» Available data
——————————
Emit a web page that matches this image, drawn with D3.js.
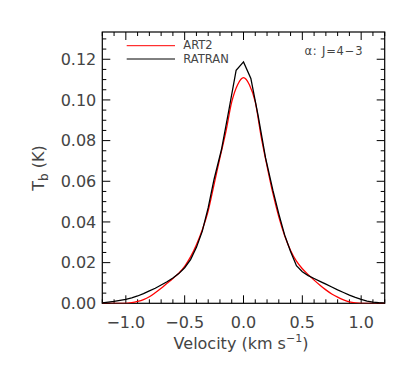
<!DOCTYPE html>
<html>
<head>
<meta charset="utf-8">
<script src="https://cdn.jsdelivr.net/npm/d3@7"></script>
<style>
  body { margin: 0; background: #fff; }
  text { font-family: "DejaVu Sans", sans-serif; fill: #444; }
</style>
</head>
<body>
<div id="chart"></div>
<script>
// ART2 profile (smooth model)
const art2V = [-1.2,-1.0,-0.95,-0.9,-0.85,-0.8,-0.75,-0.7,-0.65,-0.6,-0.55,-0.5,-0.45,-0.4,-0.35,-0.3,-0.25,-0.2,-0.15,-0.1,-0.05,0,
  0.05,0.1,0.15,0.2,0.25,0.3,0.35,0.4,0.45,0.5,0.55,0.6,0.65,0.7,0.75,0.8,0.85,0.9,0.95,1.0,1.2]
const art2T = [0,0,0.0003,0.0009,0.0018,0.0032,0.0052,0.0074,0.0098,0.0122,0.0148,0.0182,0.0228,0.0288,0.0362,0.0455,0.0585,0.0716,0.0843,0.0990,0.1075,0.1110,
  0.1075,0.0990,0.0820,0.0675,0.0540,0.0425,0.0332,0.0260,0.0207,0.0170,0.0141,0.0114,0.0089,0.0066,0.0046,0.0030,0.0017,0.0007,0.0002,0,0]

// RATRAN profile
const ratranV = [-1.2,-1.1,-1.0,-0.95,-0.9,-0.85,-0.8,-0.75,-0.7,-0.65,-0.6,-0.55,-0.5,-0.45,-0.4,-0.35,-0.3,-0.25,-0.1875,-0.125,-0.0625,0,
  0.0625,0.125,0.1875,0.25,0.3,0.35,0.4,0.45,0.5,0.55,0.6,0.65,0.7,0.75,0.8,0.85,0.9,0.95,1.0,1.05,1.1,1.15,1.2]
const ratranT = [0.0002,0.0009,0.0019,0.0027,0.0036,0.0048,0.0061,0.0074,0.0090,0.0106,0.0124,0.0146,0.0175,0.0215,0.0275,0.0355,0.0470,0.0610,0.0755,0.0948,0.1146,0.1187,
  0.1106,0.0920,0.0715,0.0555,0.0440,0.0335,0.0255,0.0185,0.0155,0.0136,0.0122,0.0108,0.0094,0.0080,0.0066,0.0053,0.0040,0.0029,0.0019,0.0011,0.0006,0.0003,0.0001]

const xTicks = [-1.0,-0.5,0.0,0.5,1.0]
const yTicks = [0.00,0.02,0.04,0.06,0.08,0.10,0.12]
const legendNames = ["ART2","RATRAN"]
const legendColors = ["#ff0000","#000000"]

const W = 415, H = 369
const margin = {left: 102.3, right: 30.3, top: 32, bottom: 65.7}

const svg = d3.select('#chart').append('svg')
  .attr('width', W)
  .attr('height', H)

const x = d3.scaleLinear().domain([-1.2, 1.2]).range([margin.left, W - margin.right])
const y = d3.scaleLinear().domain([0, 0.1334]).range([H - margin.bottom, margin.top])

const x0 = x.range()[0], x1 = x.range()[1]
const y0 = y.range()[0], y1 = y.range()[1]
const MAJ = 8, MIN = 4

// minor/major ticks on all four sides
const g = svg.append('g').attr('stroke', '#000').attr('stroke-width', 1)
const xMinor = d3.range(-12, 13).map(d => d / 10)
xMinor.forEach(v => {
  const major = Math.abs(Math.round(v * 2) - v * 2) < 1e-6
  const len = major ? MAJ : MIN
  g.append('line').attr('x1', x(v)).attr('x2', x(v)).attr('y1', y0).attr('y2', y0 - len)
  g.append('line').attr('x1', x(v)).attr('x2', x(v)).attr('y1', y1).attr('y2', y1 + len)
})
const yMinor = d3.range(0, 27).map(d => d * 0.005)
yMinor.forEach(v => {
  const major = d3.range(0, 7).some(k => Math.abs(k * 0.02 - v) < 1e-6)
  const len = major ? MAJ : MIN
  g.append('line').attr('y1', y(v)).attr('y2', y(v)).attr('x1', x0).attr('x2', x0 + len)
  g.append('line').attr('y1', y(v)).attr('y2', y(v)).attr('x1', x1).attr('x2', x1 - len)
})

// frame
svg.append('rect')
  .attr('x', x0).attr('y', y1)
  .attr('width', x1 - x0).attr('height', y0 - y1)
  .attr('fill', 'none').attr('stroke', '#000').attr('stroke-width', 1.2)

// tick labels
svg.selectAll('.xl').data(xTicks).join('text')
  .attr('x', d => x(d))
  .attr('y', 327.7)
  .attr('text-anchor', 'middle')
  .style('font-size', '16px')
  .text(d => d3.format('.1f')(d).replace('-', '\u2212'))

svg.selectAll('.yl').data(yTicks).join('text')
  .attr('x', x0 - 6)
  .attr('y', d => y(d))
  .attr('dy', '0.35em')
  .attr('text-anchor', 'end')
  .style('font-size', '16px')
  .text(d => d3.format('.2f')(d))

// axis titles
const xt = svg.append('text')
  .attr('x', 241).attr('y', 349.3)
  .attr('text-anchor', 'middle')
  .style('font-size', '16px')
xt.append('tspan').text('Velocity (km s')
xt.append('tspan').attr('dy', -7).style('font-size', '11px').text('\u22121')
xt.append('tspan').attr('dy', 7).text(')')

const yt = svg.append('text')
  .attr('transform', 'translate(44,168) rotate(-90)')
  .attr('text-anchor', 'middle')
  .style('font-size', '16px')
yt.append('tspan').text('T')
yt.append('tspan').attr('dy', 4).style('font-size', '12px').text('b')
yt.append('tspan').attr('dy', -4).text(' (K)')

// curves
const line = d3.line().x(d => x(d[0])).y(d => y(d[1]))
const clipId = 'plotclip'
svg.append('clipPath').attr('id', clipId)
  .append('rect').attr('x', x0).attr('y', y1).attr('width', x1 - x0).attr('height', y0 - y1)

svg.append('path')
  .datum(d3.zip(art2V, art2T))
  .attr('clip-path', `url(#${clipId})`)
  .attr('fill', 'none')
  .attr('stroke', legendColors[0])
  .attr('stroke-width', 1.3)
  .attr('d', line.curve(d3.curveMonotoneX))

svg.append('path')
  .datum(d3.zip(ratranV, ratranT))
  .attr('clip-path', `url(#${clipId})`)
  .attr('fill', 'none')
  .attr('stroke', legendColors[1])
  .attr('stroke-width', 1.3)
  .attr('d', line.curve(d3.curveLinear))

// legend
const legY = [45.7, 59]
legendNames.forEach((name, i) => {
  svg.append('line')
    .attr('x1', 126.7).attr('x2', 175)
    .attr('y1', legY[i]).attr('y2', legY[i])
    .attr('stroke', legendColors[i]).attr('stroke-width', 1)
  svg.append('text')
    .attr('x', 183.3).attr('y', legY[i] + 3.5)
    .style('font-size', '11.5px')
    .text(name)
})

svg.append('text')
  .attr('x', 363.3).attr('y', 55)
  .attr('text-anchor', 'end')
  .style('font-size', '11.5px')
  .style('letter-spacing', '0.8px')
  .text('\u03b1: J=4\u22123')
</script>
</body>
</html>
——————————
» Exercise details
Retype each line of the listing above word for word. Exclude the pictures.

» Result for this task
Emit a web page that matches this image, drawn with D3.js.
<!DOCTYPE html>
<html>
<head>
<meta charset="utf-8">
<script src="https://cdn.jsdelivr.net/npm/d3@7"></script>
<style>
  body { margin: 0; background: #fff; }
  text { font-family: "DejaVu Sans", sans-serif; fill: #444; }
</style>
</head>
<body>
<div id="chart"></div>
<script>
// ART2 profile (smooth model)
const art2V = [-1.2,-1.0,-0.95,-0.9,-0.85,-0.8,-0.75,-0.7,-0.65,-0.6,-0.55,-0.5,-0.45,-0.4,-0.35,-0.3,-0.25,-0.2,-0.15,-0.1,-0.05,0,
  0.05,0.1,0.15,0.2,0.25,0.3,0.35,0.4,0.45,0.5,0.55,0.6,0.65,0.7,0.75,0.8,0.85,0.9,0.95,1.0,1.2]
const art2T = [0,0,0.0003,0.0009,0.0018,0.0032,0.0052,0.0074,0.0098,0.0122,0.0148,0.0182,0.0228,0.0288,0.0362,0.0455,0.0585,0.0716,0.0843,0.0990,0.1075,0.1110,
  0.1075,0.0990,0.0820,0.0675,0.0540,0.0425,0.0332,0.0260,0.0207,0.0170,0.0141,0.0114,0.0089,0.0066,0.0046,0.0030,0.0017,0.0007,0.0002,0,0]

// RATRAN profile
const ratranV = [-1.2,-1.1,-1.0,-0.95,-0.9,-0.85,-0.8,-0.75,-0.7,-0.65,-0.6,-0.55,-0.5,-0.45,-0.4,-0.35,-0.3,-0.25,-0.1875,-0.125,-0.0625,0,
  0.0625,0.125,0.1875,0.25,0.3,0.35,0.4,0.45,0.5,0.55,0.6,0.65,0.7,0.75,0.8,0.85,0.9,0.95,1.0,1.05,1.1,1.15,1.2]
const ratranT = [0.0002,0.0009,0.0019,0.0027,0.0036,0.0048,0.0061,0.0074,0.0090,0.0106,0.0124,0.0146,0.0175,0.0215,0.0275,0.0355,0.0470,0.0610,0.0755,0.0948,0.1146,0.1187,
  0.1106,0.0920,0.0715,0.0555,0.0440,0.0335,0.0255,0.0185,0.0155,0.0136,0.0122,0.0108,0.0094,0.0080,0.0066,0.0053,0.0040,0.0029,0.0019,0.0011,0.0006,0.0003,0.0001]

const xTicks = [-1.0,-0.5,0.0,0.5,1.0]
const yTicks = [0.00,0.02,0.04,0.06,0.08,0.10,0.12]
const legendNames = ["ART2","RATRAN"]
const legendColors = ["#ff0000","#000000"]

const W = 415, H = 369
const margin = {left: 102.3, right: 30.3, top: 32, bottom: 65.7}

const svg = d3.select('#chart').append('svg')
  .attr('width', W)
  .attr('height', H)

const x = d3.scaleLinear().domain([-1.2, 1.2]).range([margin.left, W - margin.right])
const y = d3.scaleLinear().domain([0, 0.1334]).range([H - margin.bottom, margin.top])

const x0 = x.range()[0], x1 = x.range()[1]
const y0 = y.range()[0], y1 = y.range()[1]
const MAJ = 8, MIN = 4

// minor/major ticks on all four sides
const g = svg.append('g').attr('stroke', '#000').attr('stroke-width', 1)
const xMinor = d3.range(-12, 13).map(d => d / 10)
xMinor.forEach(v => {
  const major = Math.abs(Math.round(v * 2) - v * 2) < 1e-6
  const len = major ? MAJ : MIN
  g.append('line').attr('x1', x(v)).attr('x2', x(v)).attr('y1', y0).attr('y2', y0 - len)
  g.append('line').attr('x1', x(v)).attr('x2', x(v)).attr('y1', y1).attr('y2', y1 + len)
})
const yMinor = d3.range(0, 27).map(d => d * 0.005)
yMinor.forEach(v => {
  const major = d3.range(0, 7).some(k => Math.abs(k * 0.02 - v) < 1e-6)
  const len = major ? MAJ : MIN
  g.append('line').attr('y1', y(v)).attr('y2', y(v)).attr('x1', x0).attr('x2', x0 + len)
  g.append('line').attr('y1', y(v)).attr('y2', y(v)).attr('x1', x1).attr('x2', x1 - len)
})

// frame
svg.append('rect')
  .attr('x', x0).attr('y', y1)
  .attr('width', x1 - x0).attr('height', y0 - y1)
  .attr('fill', 'none').attr('stroke', '#000').attr('stroke-width', 1.2)

// tick labels
svg.selectAll('.xl').data(xTicks).join('text')
  .attr('x', d => x(d))
  .attr('y', 327.7)
  .attr('text-anchor', 'middle')
  .style('font-size', '16px')
  .text(d => d3.format('.1f')(d).replace('-', '\u2212'))

svg.selectAll('.yl').data(yTicks).join('text')
  .attr('x', x0 - 6)
  .attr('y', d => y(d))
  .attr('dy', '0.35em')
  .attr('text-anchor', 'end')
  .style('font-size', '16px')
  .text(d => d3.format('.2f')(d))

// axis titles
const xt = svg.append('text')
  .attr('x', 241).attr('y', 349.3)
  .attr('text-anchor', 'middle')
  .style('font-size', '16px')
xt.append('tspan').text('Velocity (km s')
xt.append('tspan').attr('dy', -7).style('font-size', '11px').text('\u22121')
xt.append('tspan').attr('dy', 7).text(')')

const yt = svg.append('text')
  .attr('transform', 'translate(44,168) rotate(-90)')
  .attr('text-anchor', 'middle')
  .style('font-size', '16px')
yt.append('tspan').text('T')
yt.append('tspan').attr('dy', 4).style('font-size', '12px').text('b')
yt.append('tspan').attr('dy', -4).text(' (K)')

// curves
const line = d3.line().x(d => x(d[0])).y(d => y(d[1]))
const clipId = 'plotclip'
svg.append('clipPath').attr('id', clipId)
  .append('rect').attr('x', x0).attr('y', y1).attr('width', x1 - x0).attr('height', y0 - y1)

svg.append('path')
  .datum(d3.zip(art2V, art2T))
  .attr('clip-path', `url(#${clipId})`)
  .attr('fill', 'none')
  .attr('stroke', legendColors[0])
  .attr('stroke-width', 1.3)
  .attr('d', line.curve(d3.curveMonotoneX))

svg.append('path')
  .datum(d3.zip(ratranV, ratranT))
  .attr('clip-path', `url(#${clipId})`)
  .attr('fill', 'none')
  .attr('stroke', legendColors[1])
  .attr('stroke-width', 1.3)
  .attr('d', line.curve(d3.curveLinear))

// legend
const legY = [45.7, 59]
legendNames.forEach((name, i) => {
  svg.append('line')
    .attr('x1', 126.7).attr('x2', 175)
    .attr('y1', legY[i]).attr('y2', legY[i])
    .attr('stroke', legendColors[i]).attr('stroke-width', 1)
  svg.append('text')
    .attr('x', 183.3).attr('y', legY[i] + 3.5)
    .style('font-size', '11.5px')
    .text(name)
})

svg.append('text')
  .attr('x', 363.3).attr('y', 55)
  .attr('text-anchor', 'end')
  .style('font-size', '11.5px')
  .style('letter-spacing', '0.8px')
  .text('\u03b1: J=4\u22123')
</script>
</body>
</html>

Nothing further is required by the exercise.